Helen Watanabe-O’Kelly


On her book Beauty or Beast? The Woman Warrior in the German Imagination from the Renaissance to the Present

Cover Interview of December 21, 2010

A close-up

There is one woman warrior of ancient provenance who kills the general of the foreign army who is threatening her people, helps to raise a siege and bring about a signal victory against vastly superior odds, and who exceptionally does not die.  This woman is the Old Testament figure of Judith.

Judith bravely leaves the besieged city of Bethulia when the men are too cowardly to do so.  She uses her beauty to ensnare the enemy general Holofernes, and then decapitates him, bringing his head back as a trophy. She lives on to a ripe old age, a chaste widow.

This story already exercised great fascination in the Middle Ages, but takes on new life with the Reformation.  From that point up to today Judith is constantly present to the German imagination, presenting the problem of what to do with a female member of society who has killed a man.  From the 16th to the 18th century, Judith was thought of as God’s instrument.  The idea was that, in a crisis, God can and will use even such a weak instrument as a woman to carry out his plan and save his chosen people.

But how did Holofernes fall into such a deep sleep that he never noticed Judith taking his sword off the bedpost?  What happened between them in the tent?

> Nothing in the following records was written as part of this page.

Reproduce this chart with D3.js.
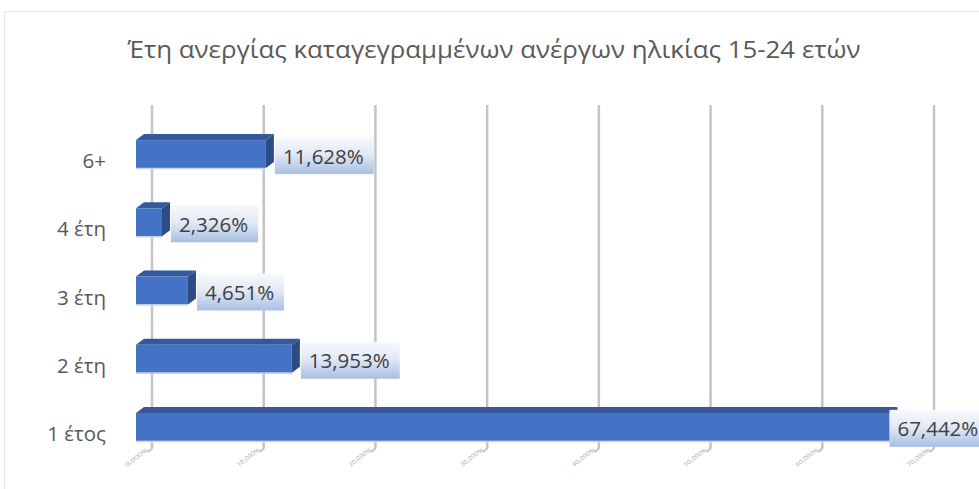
<!DOCTYPE html>
<html><head><meta charset="utf-8">
<script src="https://cdn.jsdelivr.net/npm/d3@7"></script>
<style>body{margin:0;background:#fff}svg{display:block}</style>
</head><body>
<svg id="c" width="979" height="489"></svg>
<script>
const title = "Έτη ανεργίας καταγεγραμμένων ανέργων ηλικίας 15-24 ετών";
const categories = ["6+", "4 έτη", "3 έτη", "2 έτη", "1 έτος"];
const values = [11.628, 2.326, 4.651, 13.953, 67.442];
const ticks = [0, 10, 20, 30, 40, 50, 60, 70];
const tickLabels = ["0,000%", "10,000%", "20,000%", "30,000%", "40,000%", "50,000%", "60,000%", "70,000%"];

const svg = d3.select("#c");
const font = "'Open Sans', 'Noto Sans', sans-serif";
const dx = 8, dy = -6;       // bar depth
const wallDx = 16;           // back wall offset

// chart frame
svg.append("rect").attr("x", 4.5).attr("y", 11.5).attr("width", 990).attr("height", 500)
  .attr("fill", "#fff").attr("stroke", "#e6e6e6");

const x = d3.scaleLinear().domain([0, 70]).range([136, 918]);
const y = d3.scaleBand().domain(categories).range([120, 461]).paddingInner(0.59).paddingOuter(0.295);

// gridlines on back wall + floor diagonal
const gTop = 105, gBot = 448;
const grid = svg.append("g");
ticks.forEach((t, i) => {
  const gx = x(t) + wallDx;
  grid.append("line").attr("x1", gx).attr("x2", gx).attr("y1", gTop).attr("y2", gBot)
    .attr("stroke", "#c4c4c4").attr("stroke-width", 2.5);
  grid.append("line").attr("x1", gx + 0.5).attr("y1", gBot).attr("x2", gx - 4).attr("y2", gBot + 4)
    .attr("stroke", "#c4c4c4").attr("stroke-width", 2);
  grid.append("text").attr("transform", `translate(${gx - 25},${gBot + 19}) rotate(-37)`)
    .attr("font-family", font).attr("font-size", 6).attr("fill", "#a8a8a8")
    .attr("textLength", 27).attr("lengthAdjust", "spacingAndGlyphs")
    .text(tickLabels[i]);
});

// bars
const bars = svg.append("g");
categories.forEach((c, i) => {
  const v = values[i];
  const x0 = x(0), x1 = x(v), yt = y(c), h = y.bandwidth();
  bars.append("path").attr("d", `M${x0},${yt} L${x0 + dx},${yt + dy} L${x1 + dx},${yt + dy} L${x1},${yt} Z`)
    .attr("fill", "#34589a");
  bars.append("path").attr("d", `M${x1},${yt} L${x1 + dx},${yt + dy} L${x1 + dx},${yt + dy + h} L${x1},${yt + h} Z`)
    .attr("fill", "#2c4c86");
  bars.append("rect").attr("x", x0).attr("y", yt).attr("width", x1 - x0).attr("height", h)
    .attr("fill", "#4472c4");
  bars.append("line").attr("x1", x0).attr("x2", x1).attr("y1", yt + h + 0.5).attr("y2", yt + h + 0.5)
    .attr("stroke", "#c9d3e6").attr("stroke-width", 1.5);
});

// data labels
const defs = svg.append("defs");
const grad = defs.append("linearGradient").attr("id", "lg").attr("x1", 0).attr("y1", 0).attr("x2", 0).attr("y2", 1);
grad.append("stop").attr("offset", "0%").attr("stop-color", "#f7f9fc");
grad.append("stop").attr("offset", "45%").attr("stop-color", "#e3eaf6");
grad.append("stop").attr("offset", "100%").attr("stop-color", "#a9bfe4");

const fmt = v => v.toFixed(3).replace(".", ",") + "%";
const labels = svg.append("g");
const boxH = 37;
categories.forEach((c, i) => {
  const v = values[i];
  const end = x(v);
  const cy = y(c) + y.bandwidth() / 2 + 1.5;
  const g = labels.append("g");
  const r = g.append("rect");
  const t = g.append("text").attr("font-family", font).attr("font-size", 20.5).attr("fill", "#404040")
    .text(fmt(v));
  const tw = t.node().getComputedTextLength();
  const bw = tw + 18;
  let bx = end + dx + 1;
  if (bx + bw > 990) bx = end;
  r.attr("x", bx).attr("y", cy - boxH / 2).attr("width", bw).attr("height", boxH).attr("fill", "url(#lg)");
  t.attr("x", bx + 8).attr("y", cy + 8);
});

// category labels
const yl = svg.append("g");
categories.forEach(c => {
  yl.append("text").attr("x", 106).attr("y", y(c) + y.bandwidth() / 2 + 14)
    .attr("text-anchor", "end").attr("font-family", font).attr("font-size", 20.5).attr("fill", "#595959")
    .text(c);
});

// title
svg.append("text").attr("x", 494).attr("y", 58).attr("text-anchor", "middle")
  .attr("font-family", font).attr("font-size", 23).attr("fill", "#595959")
  .attr("textLength", 733).attr("lengthAdjust", "spacingAndGlyphs")
  .text(title);
</script>
</body></html>
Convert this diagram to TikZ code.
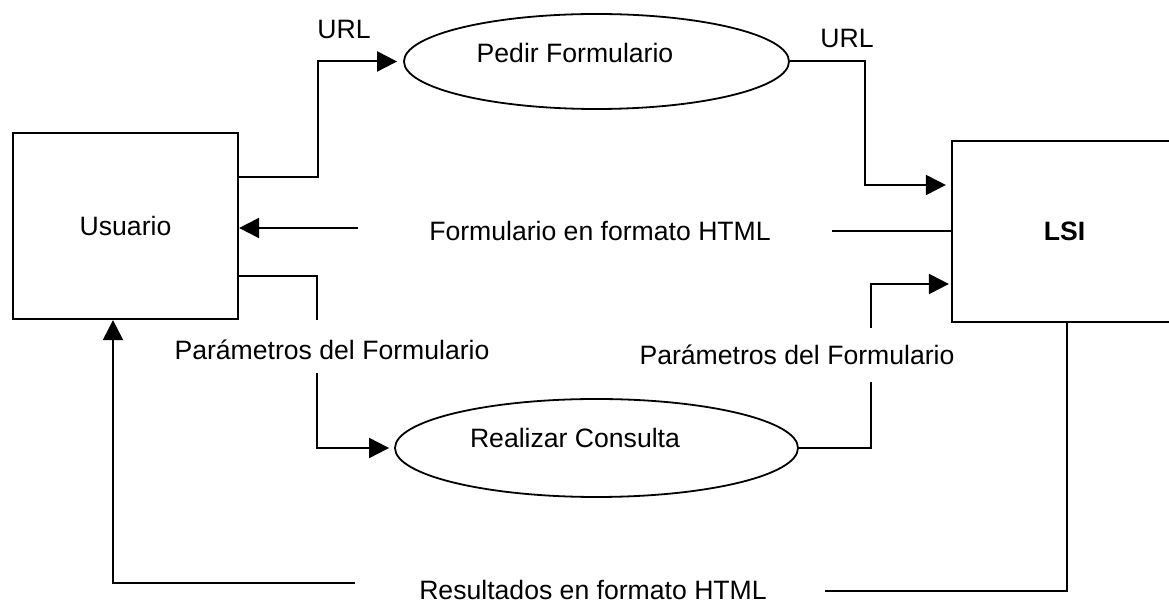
\documentclass[tikz,border=0pt]{standalone}
\usepackage{fontspec}
\setmainfont{Liberation Sans}
\usetikzlibrary{arrows.meta,shapes.geometric}
\begin{document}
\begin{tikzpicture}[x=0.5pt,y=-0.5pt,
  font=\fontsize{13.3pt}{16pt}\selectfont,
  box/.style={draw, line width=1.1pt, rectangle, inner sep=0pt},
  proc/.style={draw, line width=0.9pt, ellipse, inner sep=0pt},
  conn/.style={line width=1pt},
  arr/.style={conn, -{Triangle[length=10pt,width=10pt]}},
  lbl/.style={anchor=base, inner sep=0pt}]
\useasboundingbox (0,0) rectangle (1169,603);
\clip (0,0) rectangle (1169,603);
\fill[white] (0,0) rectangle (1169,603);
% entities
\node[box, minimum width=112.5pt, minimum height=93pt] (usuario) at (125.5,226) {Usuario};
\node[box, minimum width=112.5pt, minimum height=90.5pt, font=\fontsize{13.3pt}{16pt}\selectfont\bfseries] (lsi) at (1064.5,231.5) {LSI};
% processes
\node[proc, minimum width=192.5pt, minimum height=47.5pt] (pf) at (596.5,61.5) {};
\node[lbl] (pftext) at (575,63) {Pedir Formulario};
\node[proc, minimum width=201.5pt, minimum height=49pt] (rc) at (596.5,448) {};
\node[lbl] (rctext) at (575,448) {Realizar Consulta};
% labels
\node[lbl] (url1) at (344,39) {URL};
\node[lbl] (url2) at (847,48) {URL};
\node[lbl] (form) at (600,241) {Formulario en formato HTML};
\node[lbl] (par1) at (332,360) {Parámetros del Formulario};
\node[lbl] (par2) at (797,365) {Parámetros del Formulario};
\node[lbl] (res) at (593,600) {Resultados en formato HTML};
% bend / break points
\coordinate (c1) at (318,177);
\coordinate (c2) at (865,185);
\coordinate (c3r) at (832,231);
\coordinate (c3l) at (358,228);
\coordinate (c4) at (317,276);
\coordinate (c4a) at (317,320);
\coordinate (c4b) at (317,373);
\coordinate (c5a) at (871,382);
\coordinate (c5b) at (871,328);
\coordinate (c5) at (871,284);
\coordinate (c6) at (1067,591);
\coordinate (c6r) at (825,591);
\coordinate (c6l) at (355,583);
\coordinate (c6ll) at (113,583);
% connectors
\draw[arr, shorten >=3pt] (usuario.east |- c1) -- (c1) -- (c1 |- pf.west) -- (pf.west);
\draw[arr, shorten >=2.5pt] (pf.east) -- (pf.east -| c2) -- (c2) -- (c2 -| lsi.west);
\draw[conn] (lsi.west |- c3r) -- (c3r);
\draw[arr] (c3l) -- (c3l -| usuario.east);
\draw[conn] (usuario.east |- c4) -- (c4) -- (c4a);
\draw[arr, shorten >=2.5pt] (c4b) -- (c4b |- rc.west) -- (rc.west);
\draw[conn] (rc.east) -- (rc.east -| c5a) -- (c5a);
\draw[arr, shorten >=1pt] (c5b) -- (c5) -- (c5 -| lsi.west);
\draw[conn] (c6 |- lsi.south) -- (c6) -- (c6r);
\draw[arr] (c6l) -- (c6ll) -- (c6ll |- usuario.south);
\end{tikzpicture}
\end{document}
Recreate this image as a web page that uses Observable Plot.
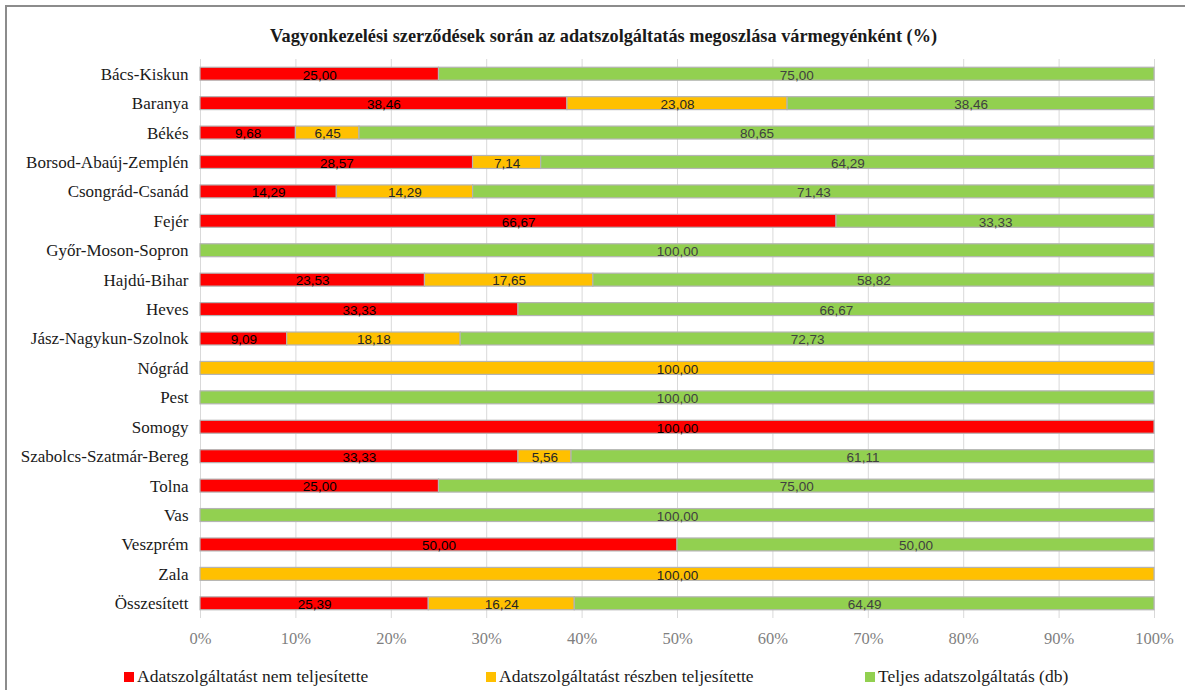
<!DOCTYPE html>
<html>
<head>
<meta charset="utf-8">
<script src="https://cdn.jsdelivr.net/npm/d3@7"></script>
<script src="https://cdn.jsdelivr.net/npm/@observablehq/plot@0.6"></script>
<style>
  html, body { margin: 0; padding: 0; background: #fff; }
  #wrap { position: relative; width: 1185px; height: 690px; overflow: hidden; }
  #frame { position: absolute; left: 5px; top: 5px; width: 1190px; height: 700px; border-left: 2px solid #8c8c8c; border-top: 2px solid #8c8c8c; box-sizing: border-box; }
  #title { position: absolute; left: 0; top: 26px; width: 1207px; text-align: center; font-family: "Liberation Serif", serif; font-weight: bold; font-size: 18.3px; color: #1a1a1a; }
  #chart { position: absolute; left: 0; top: 0; }
  #legend { position: absolute; top: 666px; left: 0; width: 1185px; font-family: "Liberation Serif", serif; font-size: 17.5px; color: #1a1a1a; }
  .li { position: absolute; white-space: nowrap; }
  .sw { display: inline-block; width: 10px; height: 10px; margin-right: 3px; vertical-align: 0px; }
</style>
</head>
<body>
<div id="wrap">
  <div id="frame"></div>
  <div id="title">Vagyonkezelési szerződések során az adatszolgáltatás megoszlása vármegyénként (%)</div>
  <div id="chart"></div>
  <div id="legend"></div>
</div>
<script>
const counties = ["Bács-Kiskun","Baranya","Békés","Borsod-Abaúj-Zemplén","Csongrád-Csanád","Fejér","Győr-Moson-Sopron","Hajdú-Bihar","Heves","Jász-Nagykun-Szolnok","Nógrád","Pest","Somogy","Szabolcs-Szatmár-Bereg","Tolna","Vas","Veszprém","Zala","Összesített"];
const seriesNames = ["Adatszolgáltatást nem teljesítette","Adatszolgáltatást részben teljesítette","Teljes adatszolgáltatás (db)"];
const seriesColors = ["#ff0000","#ffc000","#92d050"];
const labelColors = ["#000000","#262626","#404040"];
const notFulfilled = [25.00,38.46,9.68,28.57,14.29,66.67,0,23.53,33.33,9.09,0,0,100,33.33,25.00,0,50.00,0,25.39];
const partlyFulfilled = [0,23.08,6.45,7.14,14.29,0,0,17.65,0,18.18,100,0,0,5.56,0,0,0,100,16.24];
const fullyFulfilled = [75.00,38.46,80.65,64.29,71.43,33.33,100,58.82,66.67,72.73,0,100,0,61.11,75.00,100,50.00,0,64.49];
const xTicks = [0,0.1,0.2,0.3,0.4,0.5,0.6,0.7,0.8,0.9,1];

const seriesValues = [notFulfilled, partlyFulfilled, fullyFulfilled];
const data = [];
counties.forEach((c, i) => {
  seriesValues.forEach((vals, s) => {
    data.push({county: c, series: seriesNames[s], si: s, value: vals[i]});
  });
});

const fmt = v => v.toFixed(2).replace(".", ",");
const serif = "'Liberation Serif', serif";

const chart = Plot.plot({
  width: 1185,
  height: 650,
  marginLeft: 200,
  marginRight: 31,
  marginTop: 59,
  marginBottom: 32,
  style: {fontFamily: serif, background: "transparent", overflow: "visible"},
  x: {domain: [0, 1], ticks: xTicks, tickFormat: d => Math.round(d * 100) + "%", tickSize: 0, tickPadding: 14, label: null},
  y: {domain: counties, paddingInner: 0.56, paddingOuter: 0.28, round: false, label: null, tickSize: 0, tickPadding: 12},
  color: {domain: seriesNames, range: seriesColors},
  marks: [
    Plot.ruleX(xTicks, {stroke: "#d9d9d9", strokeWidth: 1}),
    Plot.barX(data, Plot.stackX({
      offset: "normalize", order: null,
      x: "value", y: "county", fill: "series",
      stroke: "#b4b4b4", strokeWidth: 1.2,
      strokeOpacity: d => d.value > 0 ? 1 : 0
    })),
    Plot.text(data, Plot.stackX({
      offset: "normalize", order: null,
      x: "value", y: "county",
      text: d => d.value > 0 ? fmt(d.value) : null,
      fill: d => labelColors[d.si],
      fontFamily: "'Liberation Sans', Arial, sans-serif",
      fontSize: 13.5,
      dy: 1
    })),
    Plot.axisX({ticks: xTicks, tickFormat: d => Math.round(d * 100) + "%", tickSize: 0, tickPadding: 14, fontSize: 16.5, fontFamily: serif, fill: "#7f7f7f", label: null}),
    Plot.axisY({tickSize: 0, tickPadding: 12, fontSize: 17, fontFamily: serif, fill: "#1a1a1a", label: null})
  ]
});
document.getElementById("chart").appendChild(chart);

const legendPos = [124, 486, 865];
const legend = document.getElementById("legend");
seriesNames.forEach((n, i) => {
  const item = document.createElement("div");
  item.className = "li";
  item.style.left = legendPos[i] + "px";
  const sw = document.createElement("span");
  sw.className = "sw";
  sw.style.background = seriesColors[i];
  item.appendChild(sw);
  item.appendChild(document.createTextNode(n));
  legend.appendChild(item);
});
</script>
</body>
</html>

The Bible and the early modern dramatists gloss over this point.  The 19th century, however, was convinced that the pair had had sex before she killed him.  A favourite fantasy of the 19th century was that the widow Judith had remained a virgin: she beheads and castrates Holofernes because he has raped her.  According to the playwright Friedrich Hebbel the heroine of his play Judith (1840) desired the rape and is probably pregnant as a result.